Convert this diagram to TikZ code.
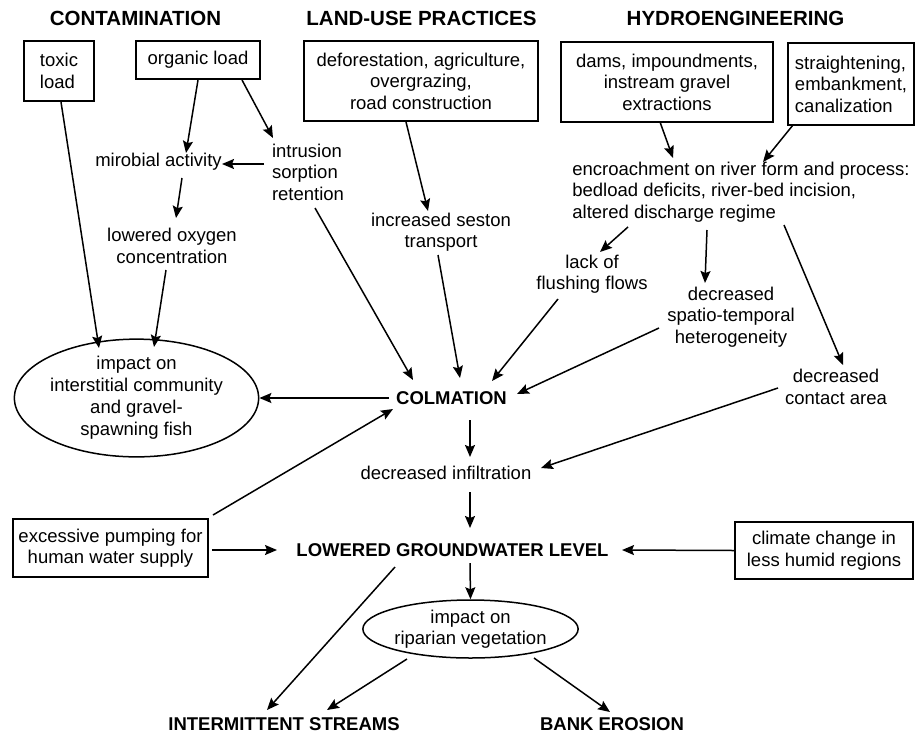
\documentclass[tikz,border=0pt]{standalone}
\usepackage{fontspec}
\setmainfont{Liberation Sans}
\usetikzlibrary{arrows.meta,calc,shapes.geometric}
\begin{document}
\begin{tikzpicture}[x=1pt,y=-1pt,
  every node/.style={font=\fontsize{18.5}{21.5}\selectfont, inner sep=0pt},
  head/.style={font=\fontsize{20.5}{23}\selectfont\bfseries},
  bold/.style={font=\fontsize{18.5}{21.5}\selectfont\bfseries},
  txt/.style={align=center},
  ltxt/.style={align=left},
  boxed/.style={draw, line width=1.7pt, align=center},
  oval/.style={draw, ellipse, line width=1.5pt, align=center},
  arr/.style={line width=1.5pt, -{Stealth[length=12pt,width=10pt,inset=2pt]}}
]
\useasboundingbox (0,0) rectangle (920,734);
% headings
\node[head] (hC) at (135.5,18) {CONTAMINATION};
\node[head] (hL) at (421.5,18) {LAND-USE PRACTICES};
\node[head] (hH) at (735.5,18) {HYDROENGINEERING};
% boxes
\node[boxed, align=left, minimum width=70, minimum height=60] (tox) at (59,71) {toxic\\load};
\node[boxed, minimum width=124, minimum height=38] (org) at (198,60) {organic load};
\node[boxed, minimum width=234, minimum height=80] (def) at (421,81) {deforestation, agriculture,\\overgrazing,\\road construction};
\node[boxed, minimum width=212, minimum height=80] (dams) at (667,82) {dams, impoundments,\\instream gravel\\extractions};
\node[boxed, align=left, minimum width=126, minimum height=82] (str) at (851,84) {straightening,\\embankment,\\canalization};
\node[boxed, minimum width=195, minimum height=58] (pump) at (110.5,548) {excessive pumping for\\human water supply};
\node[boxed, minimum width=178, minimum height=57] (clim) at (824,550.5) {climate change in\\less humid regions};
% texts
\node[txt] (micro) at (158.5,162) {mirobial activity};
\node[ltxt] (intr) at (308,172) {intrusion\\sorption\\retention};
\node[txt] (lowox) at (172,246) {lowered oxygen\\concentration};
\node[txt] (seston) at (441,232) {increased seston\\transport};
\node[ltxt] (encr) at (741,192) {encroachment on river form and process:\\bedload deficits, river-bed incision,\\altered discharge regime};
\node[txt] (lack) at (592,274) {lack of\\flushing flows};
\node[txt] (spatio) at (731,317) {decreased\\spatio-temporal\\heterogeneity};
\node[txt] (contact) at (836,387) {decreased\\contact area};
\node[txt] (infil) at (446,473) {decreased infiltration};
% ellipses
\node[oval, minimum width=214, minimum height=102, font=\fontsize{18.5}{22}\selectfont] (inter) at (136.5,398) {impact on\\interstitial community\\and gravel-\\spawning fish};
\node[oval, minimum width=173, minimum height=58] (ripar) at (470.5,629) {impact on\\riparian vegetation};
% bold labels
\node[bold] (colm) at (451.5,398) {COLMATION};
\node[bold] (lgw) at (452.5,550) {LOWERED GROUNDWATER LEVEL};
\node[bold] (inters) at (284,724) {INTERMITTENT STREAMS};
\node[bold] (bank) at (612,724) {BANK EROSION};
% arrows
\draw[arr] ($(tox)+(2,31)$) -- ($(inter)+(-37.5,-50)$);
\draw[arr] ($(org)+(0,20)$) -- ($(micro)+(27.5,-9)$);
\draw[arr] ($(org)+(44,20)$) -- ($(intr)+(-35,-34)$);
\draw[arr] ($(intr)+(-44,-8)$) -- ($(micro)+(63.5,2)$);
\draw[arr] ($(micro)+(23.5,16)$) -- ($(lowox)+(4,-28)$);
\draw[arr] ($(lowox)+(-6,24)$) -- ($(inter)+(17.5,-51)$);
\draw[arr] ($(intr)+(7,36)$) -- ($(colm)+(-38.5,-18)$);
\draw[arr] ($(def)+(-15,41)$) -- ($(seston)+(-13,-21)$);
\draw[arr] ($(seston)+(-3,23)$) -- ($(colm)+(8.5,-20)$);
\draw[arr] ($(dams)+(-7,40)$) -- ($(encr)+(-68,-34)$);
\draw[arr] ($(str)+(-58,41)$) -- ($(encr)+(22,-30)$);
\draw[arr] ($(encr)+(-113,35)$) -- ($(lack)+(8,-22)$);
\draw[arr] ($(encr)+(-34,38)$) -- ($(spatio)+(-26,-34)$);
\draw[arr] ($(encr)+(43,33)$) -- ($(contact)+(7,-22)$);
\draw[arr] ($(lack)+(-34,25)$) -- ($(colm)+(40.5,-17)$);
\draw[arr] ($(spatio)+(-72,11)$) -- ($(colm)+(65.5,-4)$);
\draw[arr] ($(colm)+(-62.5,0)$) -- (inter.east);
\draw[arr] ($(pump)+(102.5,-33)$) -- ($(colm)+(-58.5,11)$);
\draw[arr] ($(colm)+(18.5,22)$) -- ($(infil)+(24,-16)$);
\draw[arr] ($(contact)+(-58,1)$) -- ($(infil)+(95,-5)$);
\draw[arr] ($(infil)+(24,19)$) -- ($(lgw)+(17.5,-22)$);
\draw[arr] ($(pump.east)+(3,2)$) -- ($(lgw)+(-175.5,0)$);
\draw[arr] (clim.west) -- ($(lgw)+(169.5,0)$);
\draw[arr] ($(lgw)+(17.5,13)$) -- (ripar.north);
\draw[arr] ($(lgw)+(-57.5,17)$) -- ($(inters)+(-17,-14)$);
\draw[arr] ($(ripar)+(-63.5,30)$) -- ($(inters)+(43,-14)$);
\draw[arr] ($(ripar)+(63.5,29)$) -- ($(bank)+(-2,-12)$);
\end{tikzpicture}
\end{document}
..........
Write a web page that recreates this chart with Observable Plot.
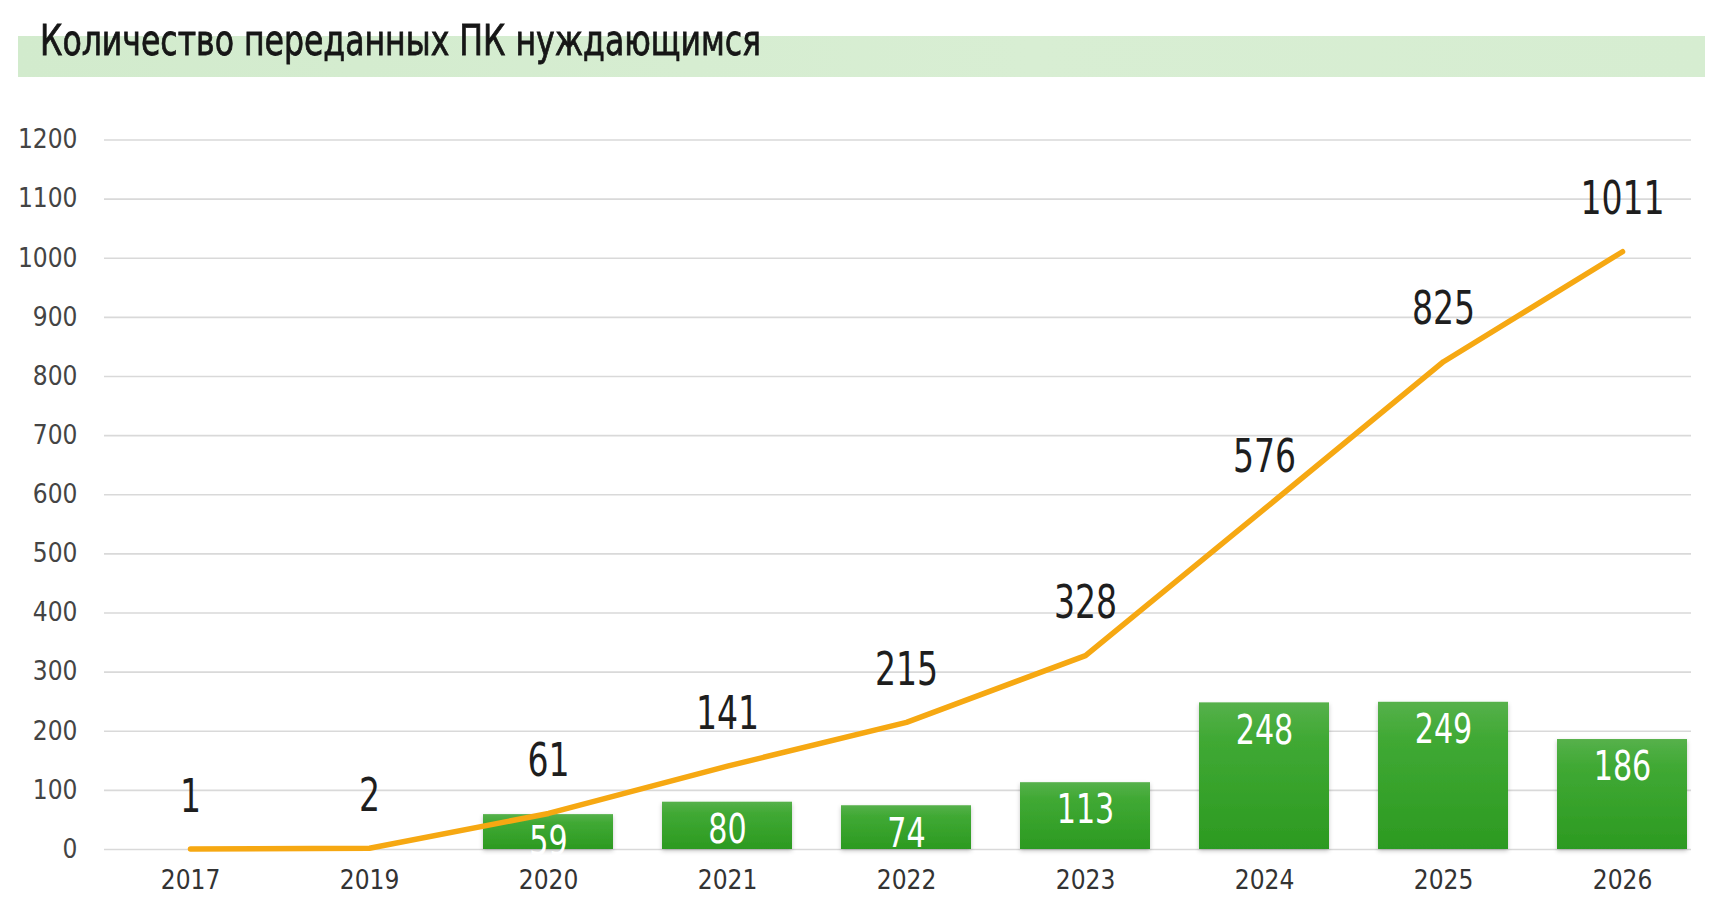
..........
◆ PROBLEM DESCRIPTION ◆
Copy down every line of the entries containing the word "this".

◆ CORRECT OUTPUT ◆
Convert this diagram to TikZ code.
Write a web page that recreates this chart with Observable Plot.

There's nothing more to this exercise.